With two games left on the schedule, the Ravens still needed just one win to qualify for the playoffs. The other Manning, Eli, the one with two Super Bowl titles, was coming to Baltimore for Christmas weekend. And it didn’t help that the defending World Champion New York Giants had their backs to the wall as well. After that, there was a trip to Cincinnati to face the upstart Bengals, who were battling for a playoff berth to end the 2012 season.

One win. The Ravens only needed one win to qualify for the tournament. Just one win.
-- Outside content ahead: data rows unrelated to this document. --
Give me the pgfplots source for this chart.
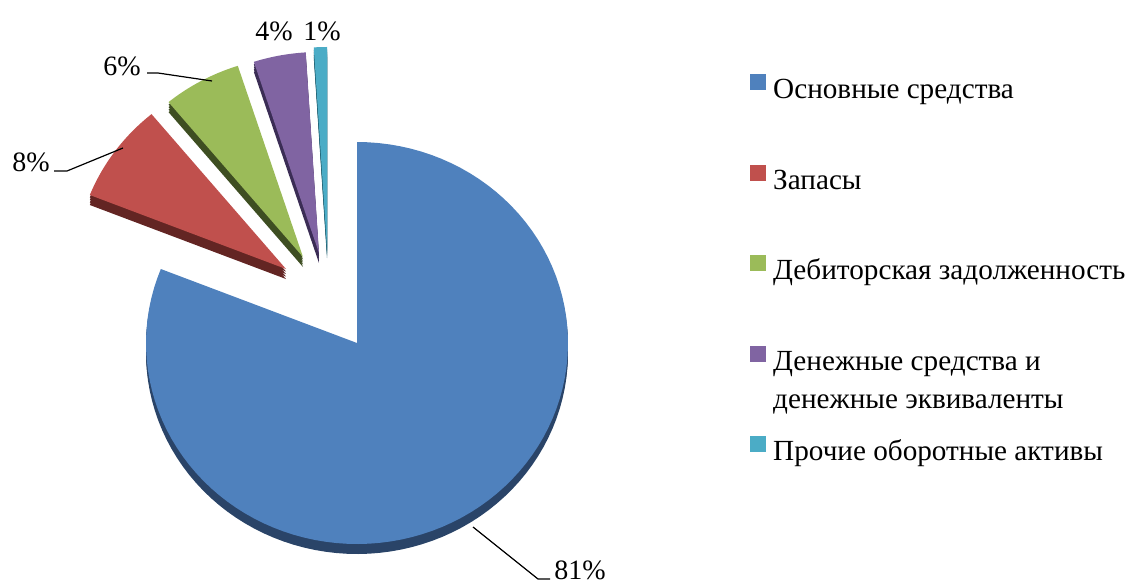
\documentclass[border=0pt]{standalone}
\usepackage{pgfplots}
\pgfplotsset{compat=1.18}
\usepackage{fontspec}
\setmainfont{Liberation Serif}
\definecolor{cA}{HTML}{4F81BD}\definecolor{dA}{HTML}{2A4468}
\definecolor{cB}{HTML}{C0504D}\definecolor{dB}{HTML}{632523}
\definecolor{cC}{HTML}{9BBB59}\definecolor{dC}{HTML}{3E4E22}
\definecolor{cD}{HTML}{8064A2}\definecolor{dD}{HTML}{3B2D55}
\definecolor{cE}{HTML}{4BACC6}\definecolor{dE}{HTML}{1F5F70}
% one layer of a slice: #1 = downward shift (px), #2 = colour
\newcommand{\slicelayer}[2]{%
  \pgfmathsetmacro\cyy{\cy-#1}%
  \edef\doit{\noexpand\addplot[forget plot, fill=#2, draw=none, domain=\aB:\aA, samples=100]
    ({\cx+211*cos(x)},{\cyy+201*sin(x)}) -- (axis cs:\cx,\cyy) -- cycle;}%
  \doit}
% slice: #1 cumulative start (%), #2 value (%), #3 dx, #4 dy (explosion, px), #5 top colour, #6 dark colour
\newcommand{\pieslice}[6]{%
  \pgfmathsetmacro\aA{90-3.6*(#1)}%
  \pgfmathsetmacro\aB{90-3.6*((#1)+(#2))}%
  \pgfmathsetmacro\cx{357+(#3)}%
  \pgfmathsetmacro\cy{240+(#4)}%
  \slicelayer{10}{#6}\slicelayer{7.5}{#6}\slicelayer{5}{#6}\slicelayer{2.5}{#6}\slicelayer{0}{#5}}
\pgfplotsset{myleg/.style={legend image code/.code={\fill[#1] (0pt,1pt) rectangle (7.5pt,8.5pt);}}}
\begin{document}
\begin{tikzpicture}
\begin{axis}[
  width=564pt, height=291.5pt, scale only axis,
  xmin=0, xmax=1128, ymin=0, ymax=583,
  axis lines=none, clip=false,
  font=\fontsize{14}{16.8}\selectfont,
  legend cell align=left,
  legend style={draw=none, fill=none, inner sep=0pt,
    at={(axis cs:750,509)}, anchor=north west,
    nodes={inner sep=0pt, text height=10pt, text depth=3pt},
    row sep=30pt,
    font=\fontsize{14.6}{19}\selectfont,
    /tikz/every odd column/.append style={column sep=3.5pt}},
]
% values: 81, 8, 6, 4, 1 (%)
\pieslice{0}{81}{0}{0}{cA}{dA}
\pieslice{81}{8}{-71}{74}{cB}{dB}
\pieslice{89}{6}{-54}{86}{cC}{dC}
\pieslice{95}{4}{-38}{90}{cD}{dD}
\pieslice{99}{1}{-30}{95}{cE}{dE}

\addlegendimage{myleg=cA}\addlegendentry{Основные средства}
\addlegendimage{myleg=cB}\addlegendentry{Запасы}
\addlegendimage{myleg=cC}\addlegendentry{Дебиторская задолженность}
\addlegendimage{myleg=cD}\addlegendentry{\smash{\parbox[t]{6cm}{Денежные средства и\\денежные эквиваленты}}}
\addlegendimage{myleg=cE}\addlegendentry{Прочие оборотные активы}

% leader lines and labels
\draw[black, line width=0.6pt] (axis cs:473,56) -- (axis cs:538,4) -- (axis cs:550,4);
\node[anchor=base west, inner sep=0pt] at (axis cs:554,4) {81\%};
\draw[black, line width=0.6pt] (axis cs:54,412) -- (axis cs:67,412) -- (axis cs:123,435);
\node[anchor=base west, inner sep=0pt] at (axis cs:12,412) {8\%};
\draw[black, line width=0.6pt] (axis cs:147,510) -- (axis cs:158,510) -- (axis cs:212,502);
\node[anchor=base west, inner sep=0pt] at (axis cs:103,507) {6\%};
\node[anchor=base west, inner sep=0pt] at (axis cs:255,542) {4\%};
\node[anchor=base west, inner sep=0pt] at (axis cs:303,542) {1\%};
\end{axis}
\pgfresetboundingbox
\path (current axis.south west) rectangle (current axis.north east);
\end{tikzpicture}
\end{document}
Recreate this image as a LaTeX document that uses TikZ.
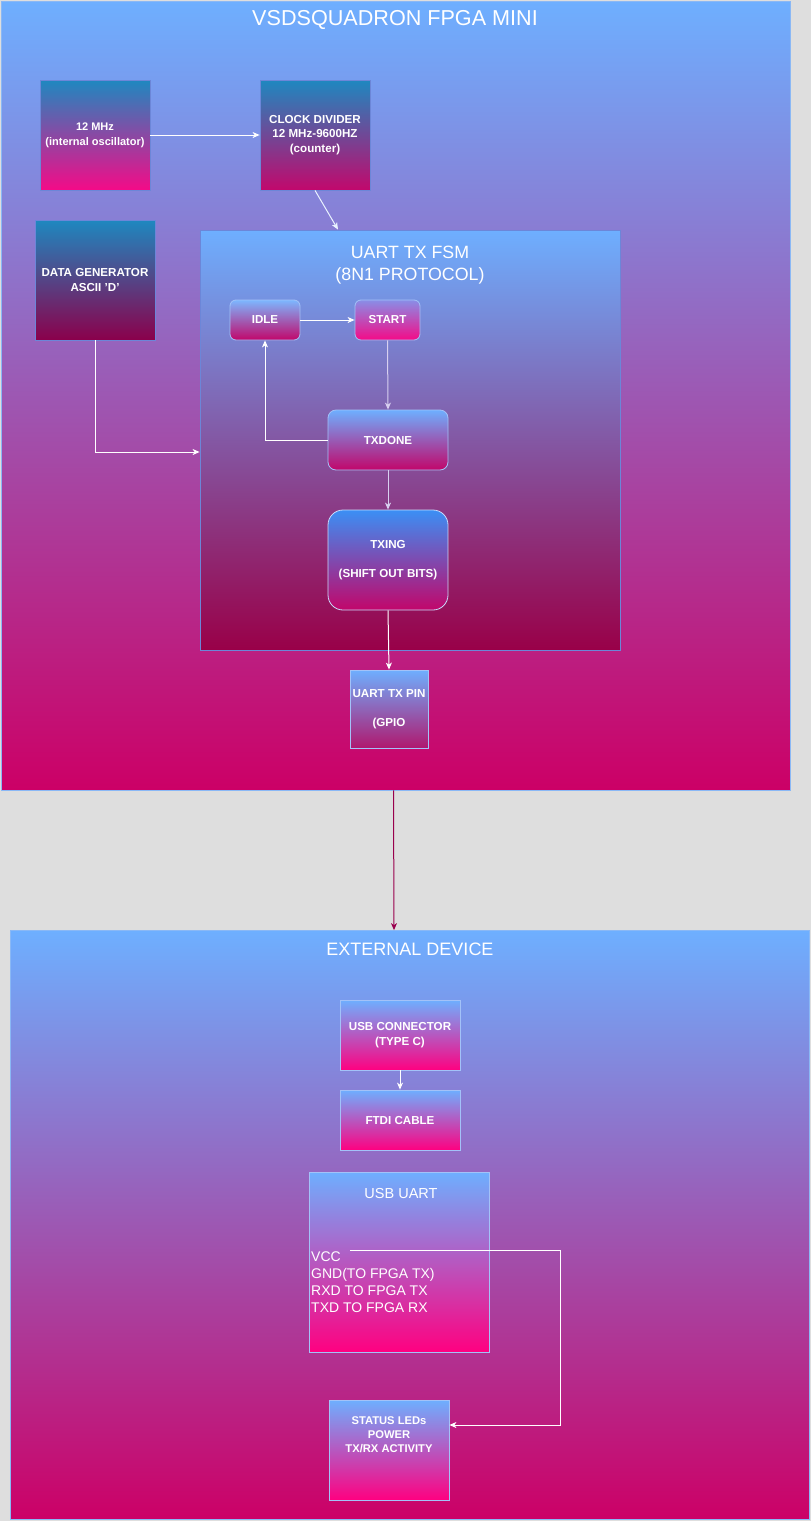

With a three-game losing streak, an embattled quarterback, a new offensive coordinator, an injured legend, and an offensive line in a state of flux, the Baltimore Ravens marched toward Christmas with a lot of holiday soul searching on their plates.

Harbaugh was asked if Flacco was pressing too hard. His answer was succinct: “I hope everybody is pressing. I really do. I hope we are all pressing. I hope we are all doing everything we can do to get a little bit better. Where the line is between that and overdoing it, I don’t know. We are all going to press. I’m for pressing.”

Flacco knew people were asking questions about him. He knew the focus would rightfully be on him after a mistake so egregious that even he couldn’t explain it. And he knew that the guy who wanted to turn the $90 million contract into the $100 million contract would need to be a leader in order for the Ravens to rebound and have any hopes in January.

“It tests our leadership,” Flacco said. “It tests our toughness. We believe we have a tight locker room. It’s gonna test that. We’re a 9-5 football team, and it feels like we’re 0-14 right now. That’s just the feeling you have right after a game like this. It’s going to test a lot of things. It’s going to test a lot of things in us, as guys. We believe we’re pretty stand up guys, tough guys – guys with character. We’re going to be able to look at ourselves in the mirror when this is all said and done and we’re going to be able to say we are those type of guys or we’re not those type of guys.

“And, you know, I believe that we are. And you’re going to be able to see that over the next six or seven weeks – however long we have left.”